Hong Kong is facing an existential threat. A vast protest on Sunday reflects the culmination of angst over changes that are undermining the foundations of the Chinese city’s economic prosperity and its distinct identity. How the impasse is resolved has implications not only for this former British colony and global financial center, but for the future of relations between China and the Western democratic world.
When the U.K. handed back control of Hong Kong to China in 1997, Beijing promised the city that it could maintain an independent legal system, democratic freedoms and a “high degree of autonomy” for at least 50 years. This “One Country, Two Systems” formula has underpinned the city’s success because it allowed Hong Kong to maintain access to global markets as a separate, law-abiding and free-trading member of the World Trade Organization. But as President Xi Jinping has concentrated more power than any Chinese leader since Mao Zedong, Hong Kong’s autonomy – and therefore its economic raison d'etre – has come under ever greater threat.
The proximate reason for the protest, which drew hundreds of thousands of people, was a proposed amendment to the law that for the first time would allow Hong Kong to extradite people to mainland China, and other jurisdictions with which it has no formal extradition treaty. This seemingly technical change has alarmed everyone from local judges to foreign bankers because it lowers the shield that protects Hong Kong’s legal system from the capricious and repressive judicial practices across the border.

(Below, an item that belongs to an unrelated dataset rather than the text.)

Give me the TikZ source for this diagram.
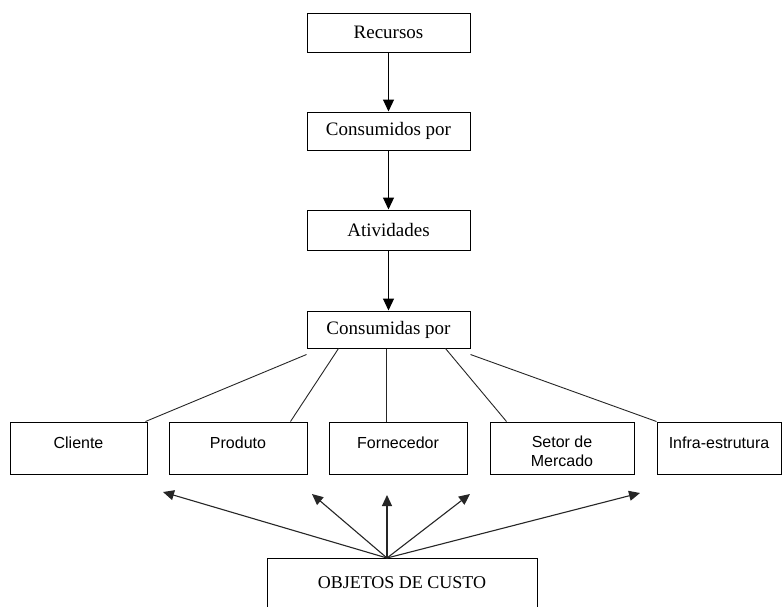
\documentclass[tikz,border=0pt]{standalone}
\usepackage{fontspec}
\setmainfont{Liberation Serif}
\newfontfamily\arialf{Liberation Sans}
\usetikzlibrary{arrows.meta}
\begin{document}
\begin{tikzpicture}[x=1pt,y=-1pt,
  topbox/.style={draw,line width=1pt,minimum width=163pt,inner sep=0pt,font=\fontsize{19}{21}\selectfont},
  botbox/.style={draw,line width=1pt,minimum height=52pt,inner sep=0pt,text height=10pt,text depth=10pt,font=\arialf\fontsize{16}{20}\selectfont},
  flow/.style={line width=1.1pt,-{Triangle[length=12pt,width=11pt]}},
  link/.style={line width=0.9pt,draw=black!85},
  objarrow/.style={line width=1.1pt,draw=black!85,-{Triangle[length=11pt,width=10pt]}}]
\clip (0,0) rectangle (784,606);
\fill[white] (0,0) rectangle (784,606);
% top chain
\node[topbox,minimum height=39pt] (rec) at (388.5,32.5) {Recursos};
\node[topbox,minimum height=38pt] (con) at (388.5,131) {Consumidos por};
\node[topbox,minimum height=40pt] (ati) at (388.5,230) {Atividades};
\node[topbox,minimum height=37pt] (cpo) at (388.5,329.5) {Consumidas por};
\draw[flow] (rec) -- (con);
\draw[flow] (con) -- (ati);
\draw[flow] (ati) -- (cpo);
% cost objects
\node[botbox,minimum width=137pt] (cli) at (78.5,448) {Cliente};
\node[botbox,minimum width=138pt] (pro) at (238,448) {Produto};
\node[botbox,minimum width=138pt] (forn) at (398,448) {Fornecedor};
\node[botbox,minimum width=144pt,align=center,text height=,text depth=] (set) at (562,448) {\rule{0pt}{19pt}Setor de\\[-1pt]Mercado};
\node[botbox,minimum width=124pt] (inf) at (719,448) {Infra-estrutura};
% links from Consumidas por
\draw[link] ([yshift=-6pt]cpo.south west) -- ([xshift=-2pt]cli.north east);
\draw[link] ([xshift=32pt]cpo.south west) -- ([xshift=-17pt]pro.north east);
\draw[link] ([xshift=-2pt]cpo.south) -- ([xshift=-2pt]cpo.south |- forn.north);
\draw[link] ([xshift=-25pt]cpo.south east) -- ([xshift=17pt]set.north west);
\draw[link] ([yshift=-6pt]cpo.south east) -- (inf.north west);
% objetos de custo
\node[draw,line width=1pt,anchor=north,minimum width=270pt,minimum height=62pt,inner sep=0pt,text height=13pt,text depth=15pt,font=\fontsize{18}{20}\selectfont] (obj) at (402,558) {OBJETOS DE CUSTO};
\coordinate (src) at ([xshift=-15pt]obj.north);
\coordinate (tcli) at (163,492);
\coordinate (tpro) at (312,494);
\coordinate (tforn) at (387,495);
\coordinate (tset) at (470,494);
\coordinate (tinf) at (640,493);
\draw[objarrow] (src) -- (tcli);
\draw[objarrow] (src) -- (tpro);
\draw[objarrow] (src) -- (tforn);
\draw[objarrow] (src) -- (tset);
\draw[objarrow] (src) -- (tinf);
\end{tikzpicture}
\end{document}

The Hong Kong government, while making some concessions, has refused to back down, and the extradition bill will receive its second reading in the city’s Legislative Council on Wednesday. The government’s efforts to allay concerns have failed partly because the extradition issue is just the latest in a long list of threats to the city’s autonomy and rule of law. In the past few years the Hong Kong government has disqualified elected lawmakers, outlawed a political party, jailed pro-democracy protest leaders, effectivel expelled a senior Financial Times journalist, and looked the other way when Beijing’s agents kidnapped a bookseller and a billionaire from Hong Kong.
The violations of One Country, Two Systems have become so blatant that Western governments have warned the city’s success as an international business hub is in danger. On Monday, the U.S. State Department expressed “grave concern” over the extradition law. “The continued erosion of the ‘One Country, Two Systems’ framework puts at risk Hong Kong’s long-established special status in international affairs,” spokeswoman Morgan Ortagus said.
The Chinese government typically dismisses such criticisms as “interference” in its domestic affairs. But the uncomfortable reality for Beijing is that the maintenance of Hong Kong’s autonomy is the basis on which the city gets preferential treatment from foreign governments.
The United States-Hong Kong Policy Act set Hong Kong’s freedoms and “high degree of autonomy” as preconditions for the continuation of the U.S.’s extensive economic relationships with the city after 1997. If Washington deems that Hong Kong is “not sufficiently autonomous,” the law allows the president to suspend by executive order its special treatment.
Diplomats have played down the suggestion that the U.S., or other Western governments, will revoke Hong Kong’s special status on a wholesale basis. Such a move would punish the Chinese state-owned companies, tycoons and officials who use Hong Kong as an entry point to the global financial system. It would also undermine the political and economic interests of foreign governments and businesses in Hong Kong, as well as punish local citizens who would suffer from the inevitable financial fallout. Nevertheless, the pressure to enact some form of sanctions will grow if Beijing keeps squeezing.
As China and the West enter a new era of strategic competition, this is about much more than the rights of seven million people and a host of international investors. Hong Kong is on the front line of the global struggle between an ever more assertive Chinese Communist Party and a world based on liberal democratic principles.
The fight over the extradition law has brought into sharp focus the seeming impossibility of integrating two vastly different political and legal systems. In the early years after the handover, when China was weaker, its leadership less assertive and Hong Kong’s economy much more important to the country, the contradictions at the heart of One Country, Two Systems were easily papered over.
Now the city, the Chinese government and the rest of the world are facing a moment of reckoning. If the extradition law is enacted, investors, businesses, journalists and NGOs may no longer be able to bank on Hong Kong being a safe place to carry out activities that are forbidden in mainland China. That would beg the question: Why stay?